#### TASK:
Word for word, give the material below again, minus any images.

#### MATERIAL:
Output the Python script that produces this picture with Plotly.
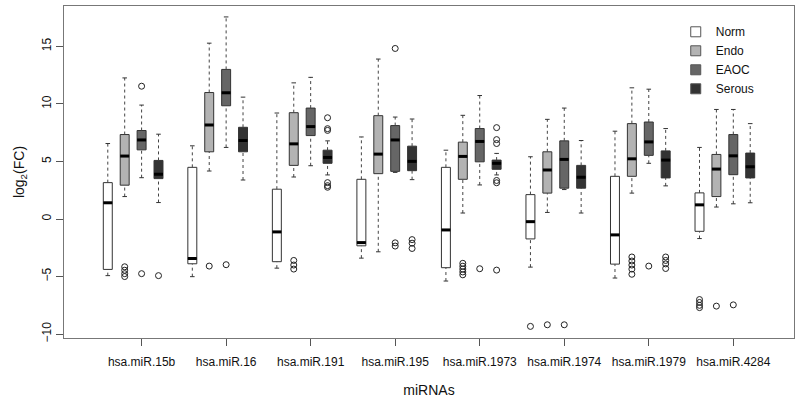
import plotly.graph_objects as go

mirnas = ["hsa.miR.15b", "hsa.miR.16", "hsa.miR.191", "hsa.miR.195",
          "hsa.miR.1973", "hsa.miR.1974", "hsa.miR.1979", "hsa.miR.4284"]
series = ["Norm", "Endo", "EAOC", "Serous"]
fills = ["#ffffff", "#b3b3b3", "#666666", "#333333"]

# Norm
norm_lo = [-4.92, -5.01, -4.27, -3.40, -5.39, -4.18, -5.13, -1.70]
norm_q1 = [-4.38, -3.89, -3.71, -2.33, -4.23, -1.73, -3.92, -1.07]
norm_med = [1.41, -3.43, -1.12, -2.05, -0.95, -0.23, -1.38, 1.23]
norm_q3 = [3.16, 4.49, 2.59, 3.45, 4.49, 2.12, 3.71, 2.27]
norm_hi = [6.56, 6.36, 9.21, 7.13, 5.98, 5.41, 7.63, 6.22]
norm_out = [[], [], [], [], [], [-9.33], [], [-7.0, -7.25, -7.5, -7.7]]

# Endo
endo_lo = [1.95, 4.17, 3.65, -2.85, 0.52, 0.57, 2.25, 1.04]
endo_q1 = [2.94, 5.84, 4.66, 3.94, 3.45, 2.25, 3.71, 1.95]
endo_med = [5.47, 8.17, 6.53, 5.64, 5.44, 4.26, 5.23, 4.34]
endo_q3 = [7.34, 10.99, 9.24, 8.98, 6.68, 5.84, 8.29, 5.61]
endo_hi = [12.26, 15.28, 11.83, 13.90, 9.01, 8.66, 11.40, 9.52]
endo_out = [[-4.15, -4.45, -4.75, -5.0], [-4.09], [-3.6, -4.0, -4.35], [],
            [-3.85, -4.1, -4.35, -4.6, -4.85], [-9.19],
            [-3.3, -3.65, -4.0, -4.35, -4.8], [-7.57]]

# EAOC
eaoc_lo = [3.59, 6.22, 4.63, 4.05, 2.96, 2.56, 4.84, 1.32]
eaoc_q1 = [6.01, 9.84, 7.25, 4.14, 4.97, 2.68, 5.53, 3.85]
eaoc_med = [6.87, 10.97, 8.03, 6.87, 6.74, 5.18, 6.70, 5.49]
eaoc_q3 = [7.69, 13.00, 9.64, 8.12, 7.86, 6.79, 8.43, 7.34]
eaoc_hi = [9.90, 17.56, 12.31, 8.86, 10.73, 9.64, 11.28, 9.52]
eaoc_out = [[11.54, -4.75], [-3.97], [], [14.82, -2.07, -2.35], [-4.32],
            [-9.19], [-4.09], [-7.46]]

# Serous
serous_lo = [1.43, 3.39, 3.83, 3.42, 3.83, 0.52, 2.88, 1.41]
serous_q1 = [3.51, 5.84, 4.84, 4.20, 4.32, 2.68, 3.57, 3.57]
serous_med = [3.89, 6.82, 5.35, 5.01, 4.84, 3.63, 5.12, 4.54]
serous_q3 = [5.09, 7.97, 5.98, 6.33, 5.12, 4.66, 5.92, 5.73]
serous_hi = [7.37, 10.59, 6.79, 8.69, 5.70, 6.82, 7.86, 8.29]
serous_out = [[-4.92], [], [8.8, 7.85, 7.7, 3.16, 2.9, 2.76],
              [-1.79, -2.1, -2.56], [7.94, 6.9, 6.56, 3.35, 3.15, -4.44],
              [], [-3.3, -3.6, -3.9, -4.3], []]

stats = [
    (norm_lo, norm_q1, norm_med, norm_q3, norm_hi, norm_out),
    (endo_lo, endo_q1, endo_med, endo_q3, endo_hi, endo_out),
    (eaoc_lo, eaoc_q1, eaoc_med, eaoc_q3, eaoc_hi, eaoc_out),
    (serous_lo, serous_q1, serous_med, serous_q3, serous_hi, serous_out),
]

BOXW = 0.53
CAPW = 0.27
GROUP = 5
FONT = "Liberation Sans, Arial, sans-serif"

fig = go.Figure()

for k, (name, col, st) in enumerate(zip(series, fills, stats)):
    lo, q1, med, q3, hi, outs = st
    pos = [g * GROUP + k for g in range(len(mirnas))]

    # dashed whiskers
    wx, wy = [], []
    for p, a, b, c, d in zip(pos, lo, q1, q3, hi):
        wx += [p, p, None, p, p, None]
        wy += [a, b, None, c, d, None]
    fig.add_trace(go.Scatter(x=wx, y=wy, mode="lines", showlegend=False,
                             hoverinfo="skip",
                             line=dict(color="#444444", width=1, dash="3px,3px")))
    # caps
    cx, cy = [], []
    for p, a, d in zip(pos, lo, hi):
        cx += [p - CAPW / 2, p + CAPW / 2, None, p - CAPW / 2, p + CAPW / 2, None]
        cy += [a, a, None, d, d, None]
    fig.add_trace(go.Scatter(x=cx, y=cy, mode="lines", showlegend=False,
                             hoverinfo="skip",
                             line=dict(color="#333333", width=1)))
    # boxes
    fig.add_trace(go.Box(x=pos, q1=q1, median=med, q3=q3,
                         lowerfence=q1, upperfence=q3, width=BOXW,
                         whiskerwidth=0, fillcolor=col, boxpoints=False,
                         line=dict(color="#333333", width=1),
                         showlegend=False, name=name))
    # thick medians
    mx, my = [], []
    for p, m in zip(pos, med):
        mx += [p - BOXW / 2, p + BOXW / 2, None]
        my += [m, m, None]
    fig.add_trace(go.Scatter(x=mx, y=my, mode="lines", showlegend=False,
                             hoverinfo="skip",
                             line=dict(color="#000000", width=3)))
    # outliers
    ox, oy = [], []
    for p, o in zip(pos, outs):
        for v in o:
            ox.append(p)
            oy.append(v)
    fig.add_trace(go.Scatter(x=ox, y=oy, mode="markers", showlegend=False,
                             hoverinfo="skip",
                             marker=dict(symbol="circle-open", size=6,
                                         color="#222222", line=dict(width=1))))
    # legend entry
    fig.add_trace(go.Scatter(x=[None], y=[None], mode="markers", name=name,
                             marker=dict(symbol="square", size=10, color=col,
                                         line=dict(color="#555555", width=1))))

tickpos = [g * GROUP + 2 for g in range(len(mirnas))]

fig.update_layout(
    width=800, height=400,
    margin=dict(l=64, r=5, t=5, b=61),
    paper_bgcolor="white", plot_bgcolor="white",
    font=dict(family=FONT, size=12, color="#111111"),
    showlegend=True,
    legend=dict(x=0.838, y=0.966, xanchor="left", yanchor="top",
                bgcolor="rgba(0,0,0,0)", borderwidth=0,
                font=dict(size=12), itemwidth=30),
    xaxis=dict(range=[-2.59, 40.59], tickvals=tickpos, ticktext=mirnas,
               showgrid=False, zeroline=False, showline=True, mirror=True,
               linecolor="#777777", linewidth=1, ticks="outside", ticklen=7,
               tickcolor="#555555", tickfont=dict(size=12),
               ticklabelstandoff=6,
               title=dict(text="miRNAs", standoff=16)),
    yaxis=dict(range=[-10.34, 18.51], tickvals=[-10, -5, 0, 5, 10, 15],
               showgrid=False, zeroline=False, showline=True, mirror=True,
               linecolor="#777777", linewidth=1, ticks="outside", ticklen=7,
               tickcolor="#555555", tickangle=-90, tickfont=dict(size=12),
               title=dict(text="log<sub>2</sub>(FC)", standoff=12)),
)

fig.write_html("out.html",
               config={"displayModeBar": False},
               post_script="document.body.style.margin='0px';")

#### THE OUTPUT:
Output the Python script that produces this picture with Plotly.
import plotly.graph_objects as go

mirnas = ["hsa.miR.15b", "hsa.miR.16", "hsa.miR.191", "hsa.miR.195",
          "hsa.miR.1973", "hsa.miR.1974", "hsa.miR.1979", "hsa.miR.4284"]
series = ["Norm", "Endo", "EAOC", "Serous"]
fills = ["#ffffff", "#b3b3b3", "#666666", "#333333"]

# Norm
norm_lo = [-4.92, -5.01, -4.27, -3.40, -5.39, -4.18, -5.13, -1.70]
norm_q1 = [-4.38, -3.89, -3.71, -2.33, -4.23, -1.73, -3.92, -1.07]
norm_med = [1.41, -3.43, -1.12, -2.05, -0.95, -0.23, -1.38, 1.23]
norm_q3 = [3.16, 4.49, 2.59, 3.45, 4.49, 2.12, 3.71, 2.27]
norm_hi = [6.56, 6.36, 9.21, 7.13, 5.98, 5.41, 7.63, 6.22]
norm_out = [[], [], [], [], [], [-9.33], [], [-7.0, -7.25, -7.5, -7.7]]

# Endo
endo_lo = [1.95, 4.17, 3.65, -2.85, 0.52, 0.57, 2.25, 1.04]
endo_q1 = [2.94, 5.84, 4.66, 3.94, 3.45, 2.25, 3.71, 1.95]
endo_med = [5.47, 8.17, 6.53, 5.64, 5.44, 4.26, 5.23, 4.34]
endo_q3 = [7.34, 10.99, 9.24, 8.98, 6.68, 5.84, 8.29, 5.61]
endo_hi = [12.26, 15.28, 11.83, 13.90, 9.01, 8.66, 11.40, 9.52]
endo_out = [[-4.15, -4.45, -4.75, -5.0], [-4.09], [-3.6, -4.0, -4.35], [],
            [-3.85, -4.1, -4.35, -4.6, -4.85], [-9.19],
            [-3.3, -3.65, -4.0, -4.35, -4.8], [-7.57]]

# EAOC
eaoc_lo = [3.59, 6.22, 4.63, 4.05, 2.96, 2.56, 4.84, 1.32]
eaoc_q1 = [6.01, 9.84, 7.25, 4.14, 4.97, 2.68, 5.53, 3.85]
eaoc_med = [6.87, 10.97, 8.03, 6.87, 6.74, 5.18, 6.70, 5.49]
eaoc_q3 = [7.69, 13.00, 9.64, 8.12, 7.86, 6.79, 8.43, 7.34]
eaoc_hi = [9.90, 17.56, 12.31, 8.86, 10.73, 9.64, 11.28, 9.52]
eaoc_out = [[11.54, -4.75], [-3.97], [], [14.82, -2.07, -2.35], [-4.32],
            [-9.19], [-4.09], [-7.46]]

# Serous
serous_lo = [1.43, 3.39, 3.83, 3.42, 3.83, 0.52, 2.88, 1.41]
serous_q1 = [3.51, 5.84, 4.84, 4.20, 4.32, 2.68, 3.57, 3.57]
serous_med = [3.89, 6.82, 5.35, 5.01, 4.84, 3.63, 5.12, 4.54]
serous_q3 = [5.09, 7.97, 5.98, 6.33, 5.12, 4.66, 5.92, 5.73]
serous_hi = [7.37, 10.59, 6.79, 8.69, 5.70, 6.82, 7.86, 8.29]
serous_out = [[-4.92], [], [8.8, 7.85, 7.7, 3.16, 2.9, 2.76],
              [-1.79, -2.1, -2.56], [7.94, 6.9, 6.56, 3.35, 3.15, -4.44],
              [], [-3.3, -3.6, -3.9, -4.3], []]

stats = [
    (norm_lo, norm_q1, norm_med, norm_q3, norm_hi, norm_out),
    (endo_lo, endo_q1, endo_med, endo_q3, endo_hi, endo_out),
    (eaoc_lo, eaoc_q1, eaoc_med, eaoc_q3, eaoc_hi, eaoc_out),
    (serous_lo, serous_q1, serous_med, serous_q3, serous_hi, serous_out),
]

BOXW = 0.53
CAPW = 0.27
GROUP = 5
FONT = "Liberation Sans, Arial, sans-serif"

fig = go.Figure()

for k, (name, col, st) in enumerate(zip(series, fills, stats)):
    lo, q1, med, q3, hi, outs = st
    pos = [g * GROUP + k for g in range(len(mirnas))]

    # dashed whiskers
    wx, wy = [], []
    for p, a, b, c, d in zip(pos, lo, q1, q3, hi):
        wx += [p, p, None, p, p, None]
        wy += [a, b, None, c, d, None]
    fig.add_trace(go.Scatter(x=wx, y=wy, mode="lines", showlegend=False,
                             hoverinfo="skip",
                             line=dict(color="#444444", width=1, dash="3px,3px")))
    # caps
    cx, cy = [], []
    for p, a, d in zip(pos, lo, hi):
        cx += [p - CAPW / 2, p + CAPW / 2, None, p - CAPW / 2, p + CAPW / 2, None]
        cy += [a, a, None, d, d, None]
    fig.add_trace(go.Scatter(x=cx, y=cy, mode="lines", showlegend=False,
                             hoverinfo="skip",
                             line=dict(color="#333333", width=1)))
    # boxes
    fig.add_trace(go.Box(x=pos, q1=q1, median=med, q3=q3,
                         lowerfence=q1, upperfence=q3, width=BOXW,
                         whiskerwidth=0, fillcolor=col, boxpoints=False,
                         line=dict(color="#333333", width=1),
                         showlegend=False, name=name))
    # thick medians
    mx, my = [], []
    for p, m in zip(pos, med):
        mx += [p - BOXW / 2, p + BOXW / 2, None]
        my += [m, m, None]
    fig.add_trace(go.Scatter(x=mx, y=my, mode="lines", showlegend=False,
                             hoverinfo="skip",
                             line=dict(color="#000000", width=3)))
    # outliers
    ox, oy = [], []
    for p, o in zip(pos, outs):
        for v in o:
            ox.append(p)
            oy.append(v)
    fig.add_trace(go.Scatter(x=ox, y=oy, mode="markers", showlegend=False,
                             hoverinfo="skip",
                             marker=dict(symbol="circle-open", size=6,
                                         color="#222222", line=dict(width=1))))
    # legend entry
    fig.add_trace(go.Scatter(x=[None], y=[None], mode="markers", name=name,
                             marker=dict(symbol="square", size=10, color=col,
                                         line=dict(color="#555555", width=1))))

tickpos = [g * GROUP + 2 for g in range(len(mirnas))]

fig.update_layout(
    width=800, height=400,
    margin=dict(l=64, r=5, t=5, b=61),
    paper_bgcolor="white", plot_bgcolor="white",
    font=dict(family=FONT, size=12, color="#111111"),
    showlegend=True,
    legend=dict(x=0.838, y=0.966, xanchor="left", yanchor="top",
                bgcolor="rgba(0,0,0,0)", borderwidth=0,
                font=dict(size=12), itemwidth=30),
    xaxis=dict(range=[-2.59, 40.59], tickvals=tickpos, ticktext=mirnas,
               showgrid=False, zeroline=False, showline=True, mirror=True,
               linecolor="#777777", linewidth=1, ticks="outside", ticklen=7,
               tickcolor="#555555", tickfont=dict(size=12),
               ticklabelstandoff=6,
               title=dict(text="miRNAs", standoff=16)),
    yaxis=dict(range=[-10.34, 18.51], tickvals=[-10, -5, 0, 5, 10, 15],
               showgrid=False, zeroline=False, showline=True, mirror=True,
               linecolor="#777777", linewidth=1, ticks="outside", ticklen=7,
               tickcolor="#555555", tickangle=-90, tickfont=dict(size=12),
               title=dict(text="log<sub>2</sub>(FC)", standoff=12)),
)

fig.write_html("out.html",
               config={"displayModeBar": False},
               post_script="document.body.style.margin='0px';")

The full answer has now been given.